Freedom of Relationship

Currently here in colorful Colorado there is a house bill proposed by Senator Kerry Donovan (D) which is looking to set up a digital communications division and commission. House Bill 132, if passed, will require digital communications platforms in Colorado to register with this division. Failure to do so would carry a fine of $5,000 per day. The purpose of the commission will be to investigate “unfair or discriminatory digital communications practices on the platform.” What are these unfair discriminatory practices? I’ll tell you, but I bet you could guess: hate speech, dissemination of misinformation, conspiracy theories or undermining election integrity – all the high-fructose corn syrup ingredients of a totalitarian Hot Pocket. 

Of course, in response to this there is the usual bristling of conservatives decrying the doom of free speech. They are not wrong. The bill would have enough clout to muzzle any digital platform fomenting “hate speech,” but contains definitions so amorphous they could be squashed into any meaning. Floppy definitions are intentional.

But something has been pestering me about freedom of speech, like that popcorn skin stuck between molars that you can’t stop tonguing. It is where the emphasis is placed. 

We place emphasis on the freedom of speech, making it clear that every human ought to have the freedom to express their thoughts. But anyone at any time can go out into a field and pour out their heart to the dregs, the only audience a cloud of butterflies silently applauding with their wings, and nobody cares because there is nobody there to hear. Conflicts about what is said only becomes an issue when there are others around to hear. This is too obvious to need mentioning, but it is also key to understanding the underlying principle of the freedom of speech. There is an important difference between freedom of speech and freedom of speech.

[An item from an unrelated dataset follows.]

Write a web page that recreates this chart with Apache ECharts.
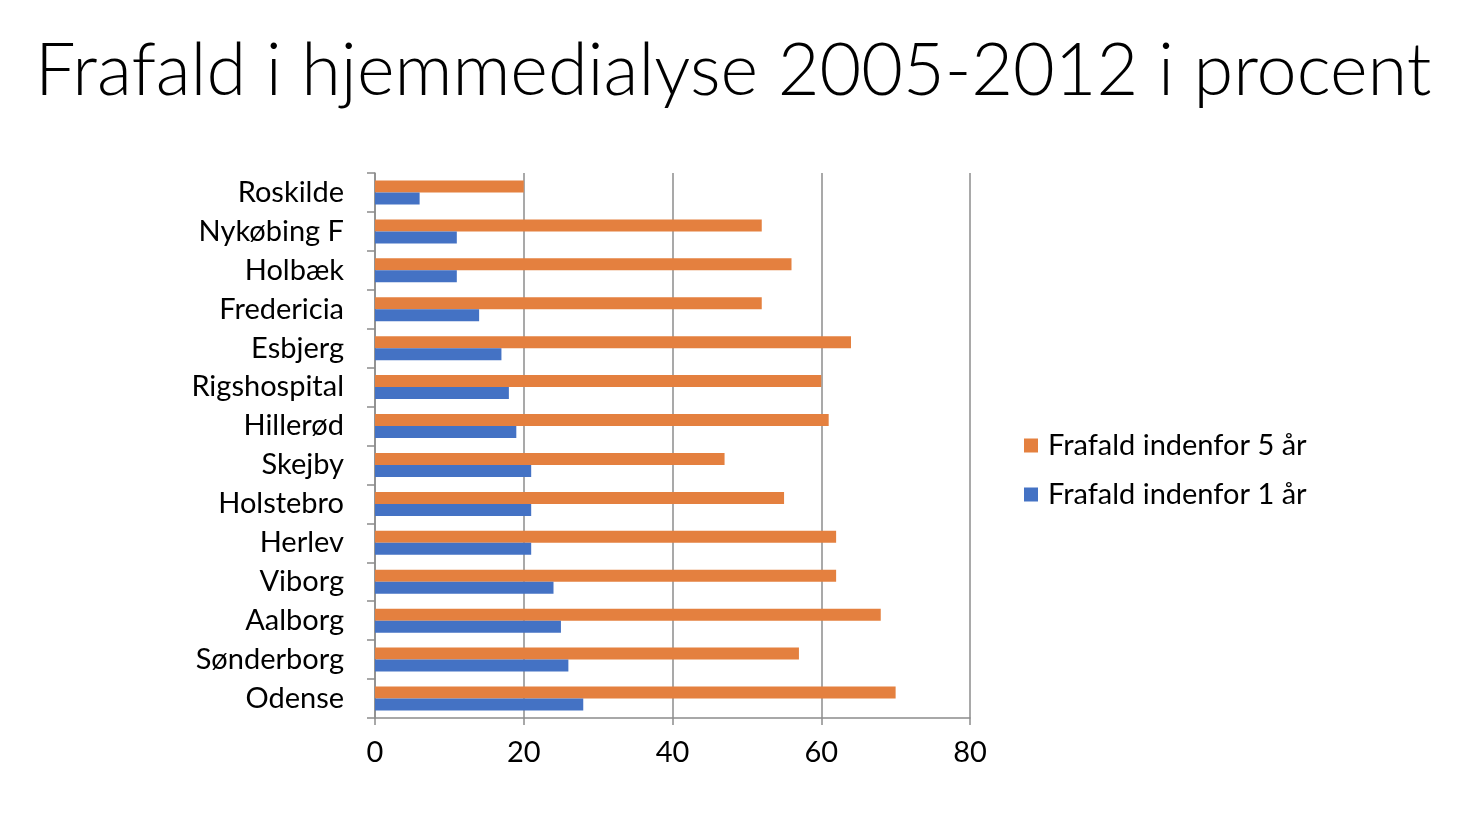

Let’s backup a moment and speak about speech. What is it in itself? Speaking is communication. Communication is the transfer of information between two or more persons. This information can be about the weather, who is picking up the kids from soccer practice, who will cover the check, whatever. But these are valence level facts. If speech was merely dealing with these externalities, there would be no problems. It is when we share our thoughts, beliefs, and experiences – when we share ourselves – that people pucker up. When I speak, I am sharing myself, as it were, with another being, whether that is God, a friend or an opponent. 

We have a fancy word for sharing ourselves with other beings through communication: relationship. Relationship is communication. Any relationship in life, whether healthy, unhealthy, superficial or deep, reflects the status of communication between the parties. There is an intimate reciprocity between relationship and communication so that you can determine the health of one by means of the other.

This choice that I make to dig up that core stuff that makes me me and share it with another person is my anteing up to be in a relationship with them. What I choose to bring up may be good, bad, right, wrong or otherwise, but they are the complex ingredients of the batter which make me. When I speak my thoughts, I am speaking myself into the world. Which is why the quote from Jordan Peterson in the meme above is vital. The ultimate slavery is to have your words locked up in your mind, cut off from relationships, with sentinels posted at the corners of your mouth. It is to be a non-entity in this world, to lack identity, and to eliminate from the face of the land the Image of God in which we were created – one that exists in relationship.

It is only through relationship, through communication, that anyone changes or grows. Let me say that again. Humans never grow or change outside of the context of relationship, apart from communication. It is through relationships we understand to sympathize with others’ situations, correct our misjudgements, learn new ideas, and allow ourselves to be known. This all happens – only happens – through communication, through speech.

This is the real danger to putting limits on free speech and the reason why the founding fathers wisely hammered into the steel this fundamental experience of humans to be in a relationship. When limits are put on the freedom to communicate yourself to other beings, the result is the loss of relationships, the loss of the means by which any of us change or grow or come to understand the perspective of another and, ultimately, the snipping of the ties that bind a country together.

Yell your opinion to the daisies in the meadow, startle the prairie dogs, babble to the brook, no one cares. It is only through communicating yourself to another being in the context of a relationship which has the potential to offend. The limitation of speech is the limitation of relationship, further consigning the individual into a bubble, unchanging and unchangeable, cut off from the minds of all others. The freedom of speech is fundamentally the freedom to be in a relationship.